- Directed by: Michael Paseornek
- Written by: Michael Paseornek
- Produced by: John Dunning Dan Lieberstein André Link Tami Lynn
- Starring: James Marshall Christina Applegate Faye Grant Paige Turco Scott Cohen Bruce Altman Steven Keats Shane Butterworth Dennis Ostermaier
- Cinematography: Michael Slovis
- Edited by: Pamela Scott Arnold
- Music by: Bob Christianson
- Release date: July 2, 1996;
- Running time: 104 minutes
- Country: United States
- Language: English

= Vibrations (film) =

Vibrations is a 1996 film directed and written by Michael Paseornek.

==Plot==
Vibrations follows the story of TJ Cray, an up-and-coming rock star in the making.
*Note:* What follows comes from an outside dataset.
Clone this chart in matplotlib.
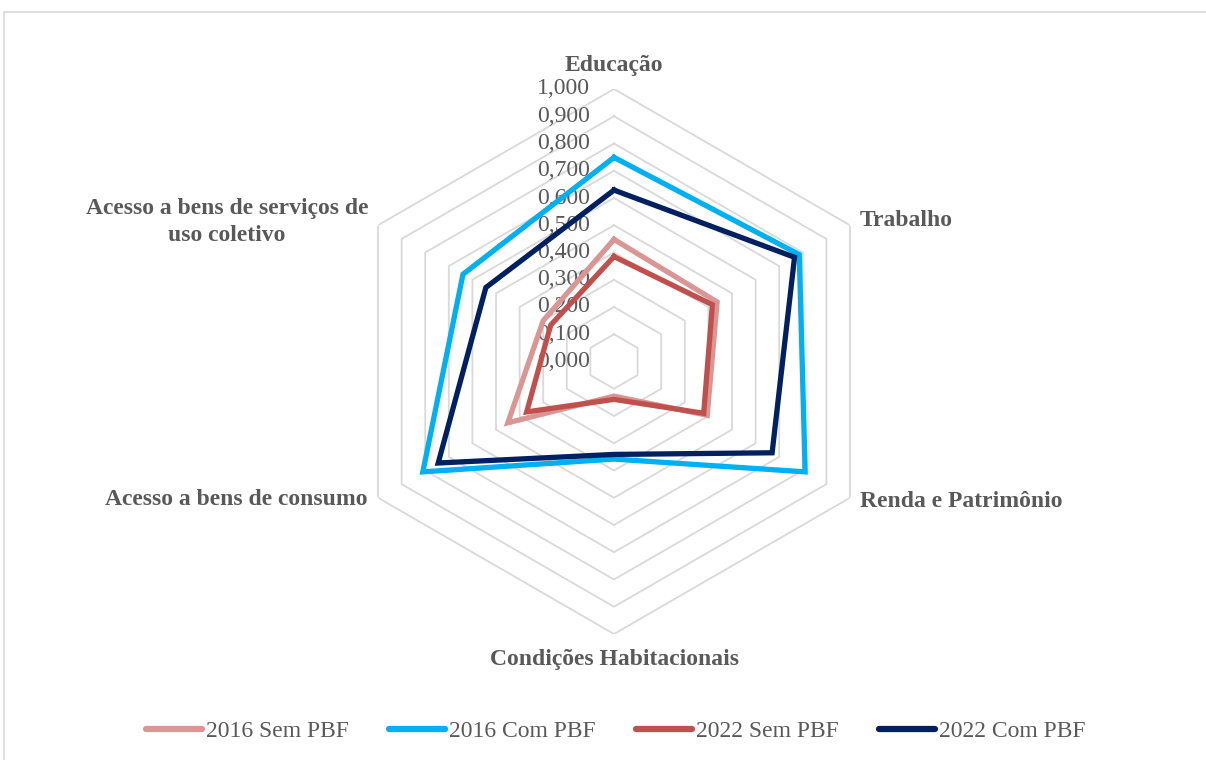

On his way to the big city to audition for an A&R man and secure a record deal, his car is hit by a car load of drunks who then use heavy machinery to sever his hands. With his hands gone TJ falls out of the music business and becomes a homeless drunk with plastic hands. TJ Cray believes all is lost until one night he is awoken in the dirty warehouse he sleeps in by a pulsating rhythmic beat. There's an illegal rave party in the warehouse and TJ is found by Anamika, a computer artist, who takes him outside for fresh air. They become good friends after TJs plastic hands help him stop Anamika getting raped by knife wielding rave thugs. Anamika introduces TJ to her friends, including Geek, who replace TJs plastic hands with metal robot piano playing hands. Eventually TJ has a metallic cyber suit made for him and he pioneers electronic music, becoming an overnight sensation known as Cyberstorm.

==Reception==
Upon release Vibrations initially bombed. However, the film was one of the first films to be released on DVD.